▸ **Dataset content**:
-=-=-=-=-
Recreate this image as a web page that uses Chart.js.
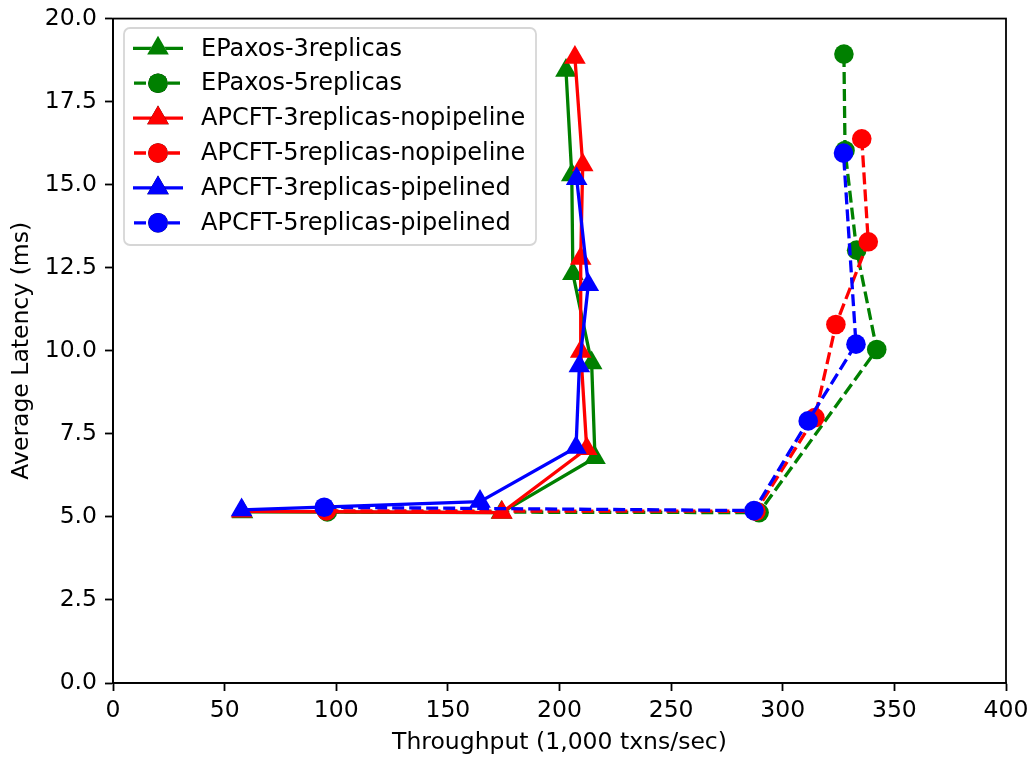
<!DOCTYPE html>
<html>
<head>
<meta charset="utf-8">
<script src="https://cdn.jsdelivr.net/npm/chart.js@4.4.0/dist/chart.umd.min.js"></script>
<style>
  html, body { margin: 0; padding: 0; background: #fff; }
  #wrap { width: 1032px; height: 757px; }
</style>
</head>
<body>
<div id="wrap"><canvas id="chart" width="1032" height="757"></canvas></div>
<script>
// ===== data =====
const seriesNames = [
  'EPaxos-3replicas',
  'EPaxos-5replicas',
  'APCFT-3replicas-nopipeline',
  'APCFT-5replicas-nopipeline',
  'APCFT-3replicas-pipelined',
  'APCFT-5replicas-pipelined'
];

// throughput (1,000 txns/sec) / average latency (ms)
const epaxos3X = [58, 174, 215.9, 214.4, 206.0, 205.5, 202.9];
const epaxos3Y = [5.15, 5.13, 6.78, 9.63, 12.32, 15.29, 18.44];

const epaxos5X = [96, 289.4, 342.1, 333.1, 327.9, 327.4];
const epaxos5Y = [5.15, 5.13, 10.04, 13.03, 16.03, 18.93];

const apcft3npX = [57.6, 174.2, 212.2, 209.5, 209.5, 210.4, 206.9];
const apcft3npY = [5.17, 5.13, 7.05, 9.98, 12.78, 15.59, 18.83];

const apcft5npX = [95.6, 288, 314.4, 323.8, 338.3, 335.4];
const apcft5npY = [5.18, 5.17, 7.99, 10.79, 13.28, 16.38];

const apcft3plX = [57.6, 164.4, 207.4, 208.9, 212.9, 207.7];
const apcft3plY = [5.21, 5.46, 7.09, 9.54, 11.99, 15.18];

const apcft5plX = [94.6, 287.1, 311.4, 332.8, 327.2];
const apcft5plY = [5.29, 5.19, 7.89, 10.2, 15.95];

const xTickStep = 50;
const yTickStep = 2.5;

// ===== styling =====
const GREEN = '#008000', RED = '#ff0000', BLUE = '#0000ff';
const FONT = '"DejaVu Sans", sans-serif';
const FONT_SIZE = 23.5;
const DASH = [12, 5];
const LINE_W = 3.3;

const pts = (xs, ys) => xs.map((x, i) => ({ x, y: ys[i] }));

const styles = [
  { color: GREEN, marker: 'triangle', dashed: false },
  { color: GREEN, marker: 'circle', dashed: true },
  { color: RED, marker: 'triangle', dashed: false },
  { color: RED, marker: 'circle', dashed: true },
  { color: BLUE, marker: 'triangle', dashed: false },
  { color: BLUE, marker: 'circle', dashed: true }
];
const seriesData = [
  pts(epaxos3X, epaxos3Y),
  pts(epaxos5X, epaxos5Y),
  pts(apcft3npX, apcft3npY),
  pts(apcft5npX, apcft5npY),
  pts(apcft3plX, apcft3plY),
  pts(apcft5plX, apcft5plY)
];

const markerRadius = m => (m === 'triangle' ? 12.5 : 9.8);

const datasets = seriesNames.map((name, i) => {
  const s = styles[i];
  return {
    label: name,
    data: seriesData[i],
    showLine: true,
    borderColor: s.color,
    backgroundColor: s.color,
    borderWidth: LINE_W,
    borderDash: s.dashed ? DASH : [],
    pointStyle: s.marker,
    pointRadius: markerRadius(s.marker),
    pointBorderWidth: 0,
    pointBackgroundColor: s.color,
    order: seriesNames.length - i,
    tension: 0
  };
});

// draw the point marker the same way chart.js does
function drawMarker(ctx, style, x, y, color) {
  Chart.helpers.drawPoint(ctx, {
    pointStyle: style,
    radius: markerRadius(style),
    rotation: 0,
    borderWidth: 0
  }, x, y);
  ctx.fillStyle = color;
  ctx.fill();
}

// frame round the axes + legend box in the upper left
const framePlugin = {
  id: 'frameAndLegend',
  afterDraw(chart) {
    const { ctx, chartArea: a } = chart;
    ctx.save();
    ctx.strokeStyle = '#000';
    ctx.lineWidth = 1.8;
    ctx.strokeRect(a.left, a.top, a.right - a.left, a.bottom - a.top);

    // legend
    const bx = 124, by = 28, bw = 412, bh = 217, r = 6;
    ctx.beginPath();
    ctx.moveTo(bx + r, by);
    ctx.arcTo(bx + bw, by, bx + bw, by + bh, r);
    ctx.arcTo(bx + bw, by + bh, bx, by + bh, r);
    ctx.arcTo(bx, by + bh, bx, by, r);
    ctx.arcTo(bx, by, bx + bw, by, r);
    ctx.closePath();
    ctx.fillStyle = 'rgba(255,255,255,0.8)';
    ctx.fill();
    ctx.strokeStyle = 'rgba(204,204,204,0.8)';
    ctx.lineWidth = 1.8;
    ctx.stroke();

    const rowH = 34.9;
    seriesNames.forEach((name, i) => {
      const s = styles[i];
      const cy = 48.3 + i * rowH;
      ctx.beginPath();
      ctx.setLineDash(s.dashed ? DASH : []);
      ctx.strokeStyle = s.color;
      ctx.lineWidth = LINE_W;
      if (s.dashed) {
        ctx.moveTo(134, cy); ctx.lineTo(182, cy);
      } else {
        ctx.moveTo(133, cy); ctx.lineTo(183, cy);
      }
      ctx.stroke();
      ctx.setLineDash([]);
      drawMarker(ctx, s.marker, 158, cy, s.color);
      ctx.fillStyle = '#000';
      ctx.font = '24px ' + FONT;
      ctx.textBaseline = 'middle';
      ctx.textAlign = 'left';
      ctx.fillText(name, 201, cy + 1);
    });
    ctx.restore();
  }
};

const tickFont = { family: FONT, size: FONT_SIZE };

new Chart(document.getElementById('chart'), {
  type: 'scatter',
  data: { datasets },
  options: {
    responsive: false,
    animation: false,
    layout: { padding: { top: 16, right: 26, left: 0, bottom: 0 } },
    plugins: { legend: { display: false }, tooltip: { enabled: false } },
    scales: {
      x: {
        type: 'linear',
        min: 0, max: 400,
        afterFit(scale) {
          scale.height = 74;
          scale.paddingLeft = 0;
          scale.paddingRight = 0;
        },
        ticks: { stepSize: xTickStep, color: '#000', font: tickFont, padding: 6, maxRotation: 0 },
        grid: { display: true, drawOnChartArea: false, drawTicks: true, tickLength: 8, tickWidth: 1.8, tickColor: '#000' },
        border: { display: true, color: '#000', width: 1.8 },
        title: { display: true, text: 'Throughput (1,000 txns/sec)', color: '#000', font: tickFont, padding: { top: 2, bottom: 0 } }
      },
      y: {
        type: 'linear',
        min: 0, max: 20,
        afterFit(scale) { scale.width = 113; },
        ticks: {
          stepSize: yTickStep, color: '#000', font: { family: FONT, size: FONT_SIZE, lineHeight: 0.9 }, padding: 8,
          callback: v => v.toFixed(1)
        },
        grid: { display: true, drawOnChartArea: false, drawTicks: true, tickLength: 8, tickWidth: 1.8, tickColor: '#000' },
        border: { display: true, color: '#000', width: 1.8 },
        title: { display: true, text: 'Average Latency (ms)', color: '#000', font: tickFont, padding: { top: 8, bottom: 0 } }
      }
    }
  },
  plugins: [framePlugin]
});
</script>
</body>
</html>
-=-=-=-=-
▸ **Goal**: The lines from the start of the data through the line that contains "const apcft3plY = [5.21, 5.46, 7.09, 9.54, 11.99, 15.18];" are to be returned exactly, please, with both ends included and every picture left out.

▸ **Exercise output**:
Recreate this image as a web page that uses Chart.js.
<!DOCTYPE html>
<html>
<head>
<meta charset="utf-8">
<script src="https://cdn.jsdelivr.net/npm/chart.js@4.4.0/dist/chart.umd.min.js"></script>
<style>
  html, body { margin: 0; padding: 0; background: #fff; }
  #wrap { width: 1032px; height: 757px; }
</style>
</head>
<body>
<div id="wrap"><canvas id="chart" width="1032" height="757"></canvas></div>
<script>
// ===== data =====
const seriesNames = [
  'EPaxos-3replicas',
  'EPaxos-5replicas',
  'APCFT-3replicas-nopipeline',
  'APCFT-5replicas-nopipeline',
  'APCFT-3replicas-pipelined',
  'APCFT-5replicas-pipelined'
];

// throughput (1,000 txns/sec) / average latency (ms)
const epaxos3X = [58, 174, 215.9, 214.4, 206.0, 205.5, 202.9];
const epaxos3Y = [5.15, 5.13, 6.78, 9.63, 12.32, 15.29, 18.44];

const epaxos5X = [96, 289.4, 342.1, 333.1, 327.9, 327.4];
const epaxos5Y = [5.15, 5.13, 10.04, 13.03, 16.03, 18.93];

const apcft3npX = [57.6, 174.2, 212.2, 209.5, 209.5, 210.4, 206.9];
const apcft3npY = [5.17, 5.13, 7.05, 9.98, 12.78, 15.59, 18.83];

const apcft5npX = [95.6, 288, 314.4, 323.8, 338.3, 335.4];
const apcft5npY = [5.18, 5.17, 7.99, 10.79, 13.28, 16.38];

const apcft3plX = [57.6, 164.4, 207.4, 208.9, 212.9, 207.7];
const apcft3plY = [5.21, 5.46, 7.09, 9.54, 11.99, 15.18];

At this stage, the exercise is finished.